Com o Bloco e o PCP a encherem com mestria o campo do poder e da oposição, o PSD devia olhar para o lado e ver como Assunção Cristas consegue temperar melhor a faceta contestatária com a faceta construtiva – ainda esta semana lá veio uma proposta para baixar o IRC. A melhor maneira de mostrar a suposta incongruência da “geringonça” seria provar que em questões essenciais como a da iniciativa privada, a do peso do Estado, a da responsabilidade fiscal ou das relações com a Europa, o PSD tem muito mais a dialogar com o PS do que o Bloco ou o PCP. E isso só se conseguria se a direita liderada pelo PSD se assumisse “como motor reformista do país”, afirmando-se como uma alternativa “na apresentação de ideias inovadoras por sector, com bons think tanks ou até um governo sombra”, como escreveu por estes dias Alexandre Homem Cristo no Observador.  

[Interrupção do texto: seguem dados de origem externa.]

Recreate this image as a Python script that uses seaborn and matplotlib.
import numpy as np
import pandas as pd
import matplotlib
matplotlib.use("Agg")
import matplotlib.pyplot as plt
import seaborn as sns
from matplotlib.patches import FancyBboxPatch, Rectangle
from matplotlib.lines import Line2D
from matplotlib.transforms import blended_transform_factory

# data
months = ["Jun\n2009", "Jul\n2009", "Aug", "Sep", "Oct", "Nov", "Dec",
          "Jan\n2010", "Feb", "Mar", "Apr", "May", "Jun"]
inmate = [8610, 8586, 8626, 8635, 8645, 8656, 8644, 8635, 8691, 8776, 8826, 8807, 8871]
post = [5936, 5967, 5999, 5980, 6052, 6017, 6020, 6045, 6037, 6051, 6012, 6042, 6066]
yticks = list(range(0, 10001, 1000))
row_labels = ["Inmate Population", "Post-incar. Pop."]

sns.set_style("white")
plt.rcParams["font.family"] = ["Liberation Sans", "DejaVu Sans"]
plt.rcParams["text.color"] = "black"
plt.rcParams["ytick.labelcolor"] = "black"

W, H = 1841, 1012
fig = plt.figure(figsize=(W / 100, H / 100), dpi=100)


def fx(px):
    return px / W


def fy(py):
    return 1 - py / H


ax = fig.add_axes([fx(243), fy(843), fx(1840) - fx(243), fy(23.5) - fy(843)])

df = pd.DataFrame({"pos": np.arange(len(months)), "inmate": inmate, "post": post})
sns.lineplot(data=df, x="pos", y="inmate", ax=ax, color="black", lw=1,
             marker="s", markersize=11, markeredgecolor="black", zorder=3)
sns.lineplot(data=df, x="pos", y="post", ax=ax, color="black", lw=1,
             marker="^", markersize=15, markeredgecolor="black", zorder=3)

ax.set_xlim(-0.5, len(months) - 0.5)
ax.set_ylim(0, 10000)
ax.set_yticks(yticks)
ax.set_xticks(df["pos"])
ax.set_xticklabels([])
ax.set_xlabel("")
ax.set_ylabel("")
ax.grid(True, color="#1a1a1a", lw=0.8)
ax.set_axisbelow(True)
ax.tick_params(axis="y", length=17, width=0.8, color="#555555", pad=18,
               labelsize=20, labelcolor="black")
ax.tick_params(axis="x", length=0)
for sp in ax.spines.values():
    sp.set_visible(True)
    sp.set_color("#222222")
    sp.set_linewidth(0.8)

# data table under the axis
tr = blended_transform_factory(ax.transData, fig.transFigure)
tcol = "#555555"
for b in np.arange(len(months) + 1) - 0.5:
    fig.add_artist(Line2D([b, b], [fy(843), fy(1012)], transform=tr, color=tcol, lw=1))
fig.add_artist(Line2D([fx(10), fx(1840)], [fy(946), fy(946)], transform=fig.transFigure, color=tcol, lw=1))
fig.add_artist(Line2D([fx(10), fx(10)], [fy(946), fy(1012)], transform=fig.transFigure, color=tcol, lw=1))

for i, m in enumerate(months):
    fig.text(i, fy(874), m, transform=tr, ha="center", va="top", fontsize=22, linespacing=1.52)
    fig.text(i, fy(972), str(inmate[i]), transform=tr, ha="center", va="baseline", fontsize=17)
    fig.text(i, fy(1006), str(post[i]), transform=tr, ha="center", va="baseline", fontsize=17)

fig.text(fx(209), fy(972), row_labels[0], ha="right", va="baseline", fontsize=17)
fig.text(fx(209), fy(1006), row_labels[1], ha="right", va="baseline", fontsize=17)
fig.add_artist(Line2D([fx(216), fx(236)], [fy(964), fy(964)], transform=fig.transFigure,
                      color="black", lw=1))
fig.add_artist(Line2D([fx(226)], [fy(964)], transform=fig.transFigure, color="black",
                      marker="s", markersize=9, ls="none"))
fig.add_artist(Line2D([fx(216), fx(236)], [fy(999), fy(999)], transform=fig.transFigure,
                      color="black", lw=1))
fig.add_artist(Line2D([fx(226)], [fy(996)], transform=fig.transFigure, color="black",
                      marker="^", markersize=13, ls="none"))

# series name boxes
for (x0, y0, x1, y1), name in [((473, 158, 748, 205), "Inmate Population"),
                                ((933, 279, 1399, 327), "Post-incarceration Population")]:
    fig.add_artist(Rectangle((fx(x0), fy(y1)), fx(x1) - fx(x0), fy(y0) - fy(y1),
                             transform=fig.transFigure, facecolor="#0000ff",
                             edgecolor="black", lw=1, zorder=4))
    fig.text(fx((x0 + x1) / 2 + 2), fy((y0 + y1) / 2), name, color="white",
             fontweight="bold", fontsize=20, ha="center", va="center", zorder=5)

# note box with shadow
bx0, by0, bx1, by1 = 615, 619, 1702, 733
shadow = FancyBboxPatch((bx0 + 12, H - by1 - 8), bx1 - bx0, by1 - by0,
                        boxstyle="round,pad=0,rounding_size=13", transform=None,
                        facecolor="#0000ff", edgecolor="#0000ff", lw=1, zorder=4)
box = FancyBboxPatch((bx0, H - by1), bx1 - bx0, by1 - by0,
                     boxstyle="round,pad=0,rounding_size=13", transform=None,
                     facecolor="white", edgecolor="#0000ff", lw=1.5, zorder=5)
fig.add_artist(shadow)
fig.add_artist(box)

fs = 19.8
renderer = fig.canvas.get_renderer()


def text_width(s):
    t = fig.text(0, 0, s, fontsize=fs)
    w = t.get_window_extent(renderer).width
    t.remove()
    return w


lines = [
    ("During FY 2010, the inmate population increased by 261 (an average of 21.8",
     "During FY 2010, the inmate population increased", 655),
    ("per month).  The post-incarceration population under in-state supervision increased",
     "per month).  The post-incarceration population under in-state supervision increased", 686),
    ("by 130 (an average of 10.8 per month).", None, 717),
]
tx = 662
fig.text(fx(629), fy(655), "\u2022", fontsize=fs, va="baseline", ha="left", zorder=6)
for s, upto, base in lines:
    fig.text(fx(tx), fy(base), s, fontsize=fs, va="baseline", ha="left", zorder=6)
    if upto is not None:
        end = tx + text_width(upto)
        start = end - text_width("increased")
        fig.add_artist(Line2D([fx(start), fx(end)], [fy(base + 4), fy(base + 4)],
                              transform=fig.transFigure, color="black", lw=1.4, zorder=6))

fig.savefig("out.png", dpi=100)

Ficando preso ao ressentimento, Pedro Passos Coelho afunda-se. Cada vez mais sozinho no PSD, a braços com escolhas duvidosas para as autárquicas, preso à imagem do neoliberal punitivo que queria erguer um Portugal novo a golpes de austeridade, carregando às costas menos-valias de um certo passado recente (com Cavaco Silva à cabeça), incapaz de articular um projecto coerente para o futuro, Passos parece perdido, abandonado e cansado. Um dia, quando a História se sobrepuser ao jornalismo, quando a propaganda sobre o passado recente se despir da emoção, talvez seja visto como o homem que salvou o país de um tormento como o da Grécia. Mas a política não se faz de profecias. Hoje, que é o que conta, Pedro Passos Coelho é um líder perdido no seu labirinto. No próximo congresso do PSD não deixará de haver quem lhe queira apontar a saída.